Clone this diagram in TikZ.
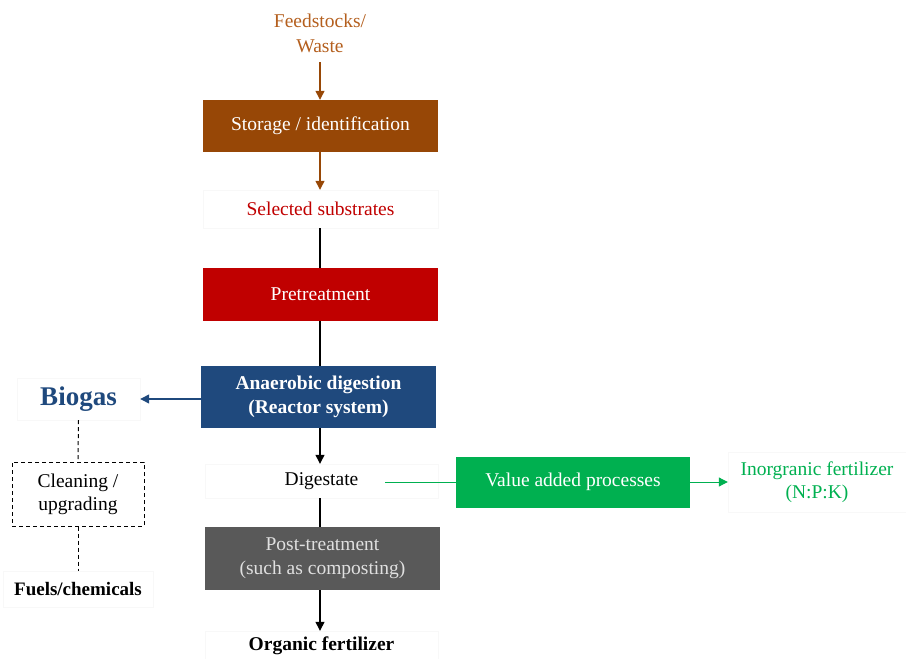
\documentclass[tikz,border=0pt]{standalone}
\usepackage{fontspec}
\setmainfont{Liberation Serif}
\usetikzlibrary{arrows.meta}
\definecolor{cbrown}{RGB}{151,71,6}
\definecolor{cbrowntxt}{RGB}{180,95,30}
\definecolor{cred}{RGB}{192,0,0}
\definecolor{cblue}{RGB}{31,73,125}
\definecolor{cgreen}{RGB}{0,176,80}
\definecolor{cgray}{RGB}{89,89,89}
\definecolor{cfaint}{RGB}{248,248,248}
\tikzset{
  proc/.style={minimum width=235pt, inner sep=0pt, align=center, text=white, font=\fontsize{19.5}{24}\selectfont},
  plain/.style={inner sep=0pt, align=center, draw=cfaint, font=\fontsize{19.5}{24}\selectfont},
  arr/.style={line width=1.3pt, -{Triangle[length=9pt,width=9pt]}},
  ln/.style={line width=1.3pt},
  dsh/.style={line width=1pt, dash pattern=on 4pt off 3pt},
}
\begin{document}
\begin{tikzpicture}[x=1pt,y=-1pt]
\useasboundingbox (0,0) rectangle (906,659);
\node[align=center, text=cbrowntxt, inner sep=0pt, font=\fontsize{19.5}{25}\selectfont] (feed) at (320,33) {Feedstocks/\\Waste};
\node[proc, fill=cbrown, minimum height=52pt] (stor) at (320.5,126) {Storage / identification};
\node[plain, minimum width=235pt, minimum height=38pt, text=cred] (sel) at (320.5,209) {Selected substrates};
\node[proc, fill=cred, minimum height=53pt] (pre) at (320.5,294.5) {Pretreatment};
\node[proc, fill=cblue, minimum height=62pt, font=\fontsize{19.5}{24}\selectfont\bfseries] (ad) at (318.5,397) {Anaerobic digestion\\(Reactor system)};
\node[plain, minimum width=123pt, minimum height=42pt, text=cblue, font=\fontsize{27}{30}\selectfont\bfseries] (bio) at (78.5,399) {Biogas};
\node[draw, dsh, minimum width=132pt, minimum height=64pt, inner sep=0pt, align=center, font=\fontsize{19.5}{23}\selectfont] (clean) at (78,494) {Cleaning /\\upgrading};
\node[plain, minimum width=150pt, minimum height=36pt, font=\fontsize{19}{24}\selectfont\bfseries] (fuel) at (78,589) {Fuels/chemicals};
\node[plain, minimum width=233pt, minimum height=34pt] (dig) at (321.5,481) {Digestate};
\node[proc, fill=cgreen, minimum width=234pt, minimum height=51pt] (val) at (573,482) {Value added processes};
\node[plain, minimum width=178pt, minimum height=60pt, text=cgreen, font=\fontsize{19.5}{23}\selectfont] (inorg) at (817,482) {Inorgranic fertilizer\\(N:P:K)};
\node[proc, fill=cgray, minimum height=63pt, text=black!12, font=\fontsize{19.5}{24}\selectfont] (post) at (322.5,558.5) {Post-treatment\\(such as composting)};
\node[plain, minimum width=233pt, minimum height=30pt, font=\fontsize{19.5}{24}\selectfont\bfseries] (org) at (321.5,646) {Organic fertilizer};
\coordinate (feedb) at (320,62);
\coordinate (digr) at (385,482);
\draw[arr, cbrown] (feedb) -- (stor.north -| feedb);
\draw[arr, cbrown] (stor.south -| feedb) -- (sel.north -| feedb);
\draw[ln] (sel.south -| feedb) -- (pre.north -| feedb);
\draw[ln] (pre.south -| feedb) -- (ad.north -| feedb);
\draw[arr] (ad.south -| feedb) -- (dig.north -| feedb);
\draw[ln] (dig.south -| feedb) -- (post.north -| feedb);
\draw[arr] (post.south -| feedb) -- (org.north -| feedb);
\draw[arr, cblue] (ad.west |- bio) -- (bio.east);
\draw[dsh] (bio.south) -- (clean.north);
\draw[dsh] (clean.south) -- (fuel.north);
\draw[ln, cgreen, line width=1pt] (digr) -- (val.west);
\draw[arr, cgreen, line width=1pt] (val.east) -- (inorg.west);
\end{tikzpicture}
\end{document}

● ● ●

Your task: Quote the data exactly, leaving every image out of the copy.

Answer to the problem:
Clone this diagram in TikZ.
\documentclass[tikz,border=0pt]{standalone}
\usepackage{fontspec}
\setmainfont{Liberation Serif}
\usetikzlibrary{arrows.meta}
\definecolor{cbrown}{RGB}{151,71,6}
\definecolor{cbrowntxt}{RGB}{180,95,30}
\definecolor{cred}{RGB}{192,0,0}
\definecolor{cblue}{RGB}{31,73,125}
\definecolor{cgreen}{RGB}{0,176,80}
\definecolor{cgray}{RGB}{89,89,89}
\definecolor{cfaint}{RGB}{248,248,248}
\tikzset{
  proc/.style={minimum width=235pt, inner sep=0pt, align=center, text=white, font=\fontsize{19.5}{24}\selectfont},
  plain/.style={inner sep=0pt, align=center, draw=cfaint, font=\fontsize{19.5}{24}\selectfont},
  arr/.style={line width=1.3pt, -{Triangle[length=9pt,width=9pt]}},
  ln/.style={line width=1.3pt},
  dsh/.style={line width=1pt, dash pattern=on 4pt off 3pt},
}
\begin{document}
\begin{tikzpicture}[x=1pt,y=-1pt]
\useasboundingbox (0,0) rectangle (906,659);
\node[align=center, text=cbrowntxt, inner sep=0pt, font=\fontsize{19.5}{25}\selectfont] (feed) at (320,33) {Feedstocks/\\Waste};
\node[proc, fill=cbrown, minimum height=52pt] (stor) at (320.5,126) {Storage / identification};
\node[plain, minimum width=235pt, minimum height=38pt, text=cred] (sel) at (320.5,209) {Selected substrates};
\node[proc, fill=cred, minimum height=53pt] (pre) at (320.5,294.5) {Pretreatment};
\node[proc, fill=cblue, minimum height=62pt, font=\fontsize{19.5}{24}\selectfont\bfseries] (ad) at (318.5,397) {Anaerobic digestion\\(Reactor system)};
\node[plain, minimum width=123pt, minimum height=42pt, text=cblue, font=\fontsize{27}{30}\selectfont\bfseries] (bio) at (78.5,399) {Biogas};
\node[draw, dsh, minimum width=132pt, minimum height=64pt, inner sep=0pt, align=center, font=\fontsize{19.5}{23}\selectfont] (clean) at (78,494) {Cleaning /\\upgrading};
\node[plain, minimum width=150pt, minimum height=36pt, font=\fontsize{19}{24}\selectfont\bfseries] (fuel) at (78,589) {Fuels/chemicals};
\node[plain, minimum width=233pt, minimum height=34pt] (dig) at (321.5,481) {Digestate};
\node[proc, fill=cgreen, minimum width=234pt, minimum height=51pt] (val) at (573,482) {Value added processes};
\node[plain, minimum width=178pt, minimum height=60pt, text=cgreen, font=\fontsize{19.5}{23}\selectfont] (inorg) at (817,482) {Inorgranic fertilizer\\(N:P:K)};
\node[proc, fill=cgray, minimum height=63pt, text=black!12, font=\fontsize{19.5}{24}\selectfont] (post) at (322.5,558.5) {Post-treatment\\(such as composting)};
\node[plain, minimum width=233pt, minimum height=30pt, font=\fontsize{19.5}{24}\selectfont\bfseries] (org) at (321.5,646) {Organic fertilizer};
\coordinate (feedb) at (320,62);
\coordinate (digr) at (385,482);
\draw[arr, cbrown] (feedb) -- (stor.north -| feedb);
\draw[arr, cbrown] (stor.south -| feedb) -- (sel.north -| feedb);
\draw[ln] (sel.south -| feedb) -- (pre.north -| feedb);
\draw[ln] (pre.south -| feedb) -- (ad.north -| feedb);
\draw[arr] (ad.south -| feedb) -- (dig.north -| feedb);
\draw[ln] (dig.south -| feedb) -- (post.north -| feedb);
\draw[arr] (post.south -| feedb) -- (org.north -| feedb);
\draw[arr, cblue] (ad.west |- bio) -- (bio.east);
\draw[dsh] (bio.south) -- (clean.north);
\draw[dsh] (clean.south) -- (fuel.north);
\draw[ln, cgreen, line width=1pt] (digr) -- (val.west);
\draw[arr, cgreen, line width=1pt] (val.east) -- (inorg.west);
\end{tikzpicture}
\end{document}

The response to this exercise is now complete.